**Available records**
........
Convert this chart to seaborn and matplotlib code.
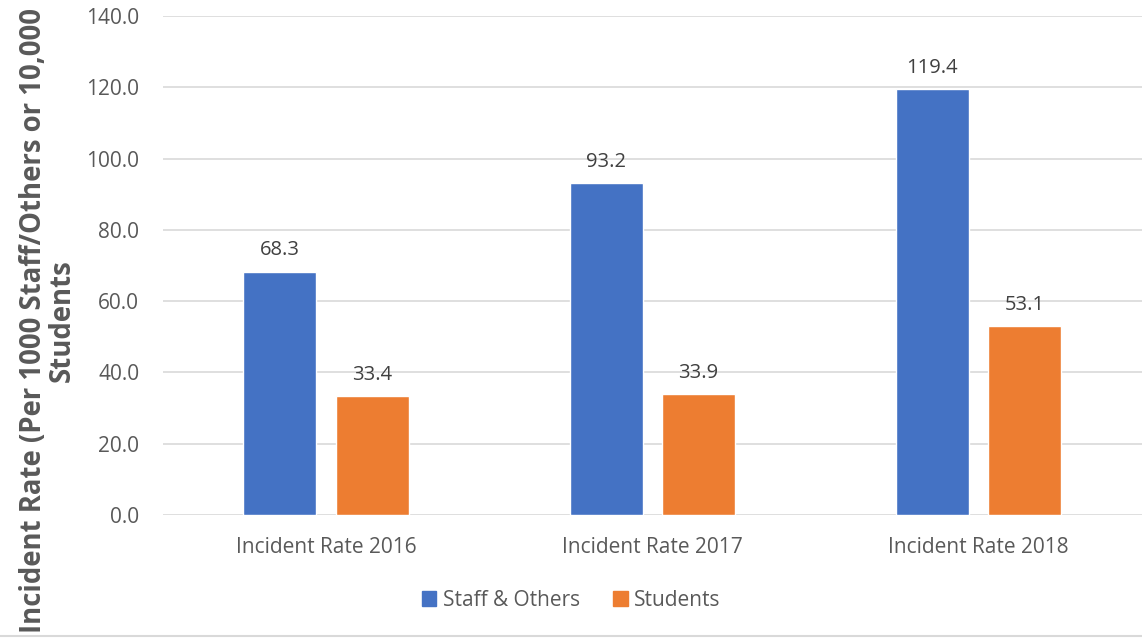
........
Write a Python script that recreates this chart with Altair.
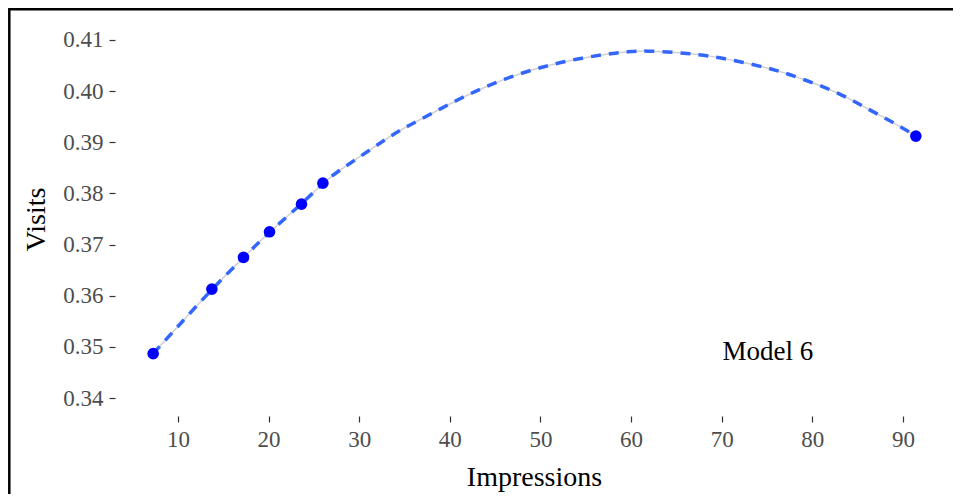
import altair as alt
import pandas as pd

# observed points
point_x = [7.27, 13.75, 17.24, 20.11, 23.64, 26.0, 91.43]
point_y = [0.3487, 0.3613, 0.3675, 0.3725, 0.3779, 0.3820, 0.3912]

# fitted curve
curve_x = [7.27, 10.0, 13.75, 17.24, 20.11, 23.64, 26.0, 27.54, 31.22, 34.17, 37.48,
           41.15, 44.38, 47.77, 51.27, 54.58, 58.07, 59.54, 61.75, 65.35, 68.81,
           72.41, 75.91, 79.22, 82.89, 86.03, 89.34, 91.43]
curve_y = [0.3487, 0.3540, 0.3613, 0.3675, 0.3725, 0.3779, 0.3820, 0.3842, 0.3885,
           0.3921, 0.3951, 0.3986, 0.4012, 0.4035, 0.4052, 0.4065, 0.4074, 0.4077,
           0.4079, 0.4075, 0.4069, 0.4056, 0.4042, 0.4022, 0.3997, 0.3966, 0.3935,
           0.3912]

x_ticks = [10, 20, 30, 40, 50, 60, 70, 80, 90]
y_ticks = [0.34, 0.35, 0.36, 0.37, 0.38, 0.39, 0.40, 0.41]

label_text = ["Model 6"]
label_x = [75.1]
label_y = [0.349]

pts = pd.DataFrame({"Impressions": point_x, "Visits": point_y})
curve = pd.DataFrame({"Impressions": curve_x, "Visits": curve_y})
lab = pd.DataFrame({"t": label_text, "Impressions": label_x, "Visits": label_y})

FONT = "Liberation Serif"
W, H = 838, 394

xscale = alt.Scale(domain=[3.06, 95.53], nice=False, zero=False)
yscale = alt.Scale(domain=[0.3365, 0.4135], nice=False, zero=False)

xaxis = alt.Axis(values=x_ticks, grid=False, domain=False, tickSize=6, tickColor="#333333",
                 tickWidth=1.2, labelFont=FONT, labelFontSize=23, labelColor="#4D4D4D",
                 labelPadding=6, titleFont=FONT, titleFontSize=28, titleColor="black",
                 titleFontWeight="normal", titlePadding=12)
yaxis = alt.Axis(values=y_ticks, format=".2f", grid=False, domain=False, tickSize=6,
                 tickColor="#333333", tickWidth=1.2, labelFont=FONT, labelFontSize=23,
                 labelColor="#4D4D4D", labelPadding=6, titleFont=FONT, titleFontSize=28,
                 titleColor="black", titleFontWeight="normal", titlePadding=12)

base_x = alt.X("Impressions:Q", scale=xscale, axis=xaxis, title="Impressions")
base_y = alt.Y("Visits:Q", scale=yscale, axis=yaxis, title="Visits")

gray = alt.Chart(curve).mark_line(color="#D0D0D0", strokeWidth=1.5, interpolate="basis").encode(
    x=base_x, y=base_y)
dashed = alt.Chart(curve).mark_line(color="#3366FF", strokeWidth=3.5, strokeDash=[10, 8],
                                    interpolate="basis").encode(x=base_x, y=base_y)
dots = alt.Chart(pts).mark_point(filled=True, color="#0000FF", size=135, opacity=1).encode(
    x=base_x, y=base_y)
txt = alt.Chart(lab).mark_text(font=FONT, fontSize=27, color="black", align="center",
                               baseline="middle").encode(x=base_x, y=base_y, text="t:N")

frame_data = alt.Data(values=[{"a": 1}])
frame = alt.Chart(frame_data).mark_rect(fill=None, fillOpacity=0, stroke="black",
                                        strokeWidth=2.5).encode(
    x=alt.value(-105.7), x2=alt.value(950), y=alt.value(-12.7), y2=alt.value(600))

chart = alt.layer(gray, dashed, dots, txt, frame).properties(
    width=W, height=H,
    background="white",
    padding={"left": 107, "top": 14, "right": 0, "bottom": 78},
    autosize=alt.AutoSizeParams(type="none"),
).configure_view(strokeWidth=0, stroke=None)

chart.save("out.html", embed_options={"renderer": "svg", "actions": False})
........
**Work to do**
Copy every line from the records above that contains the word "this".

**Solved problem**
Convert this chart to seaborn and matplotlib code.
Write a Python script that recreates this chart with Altair.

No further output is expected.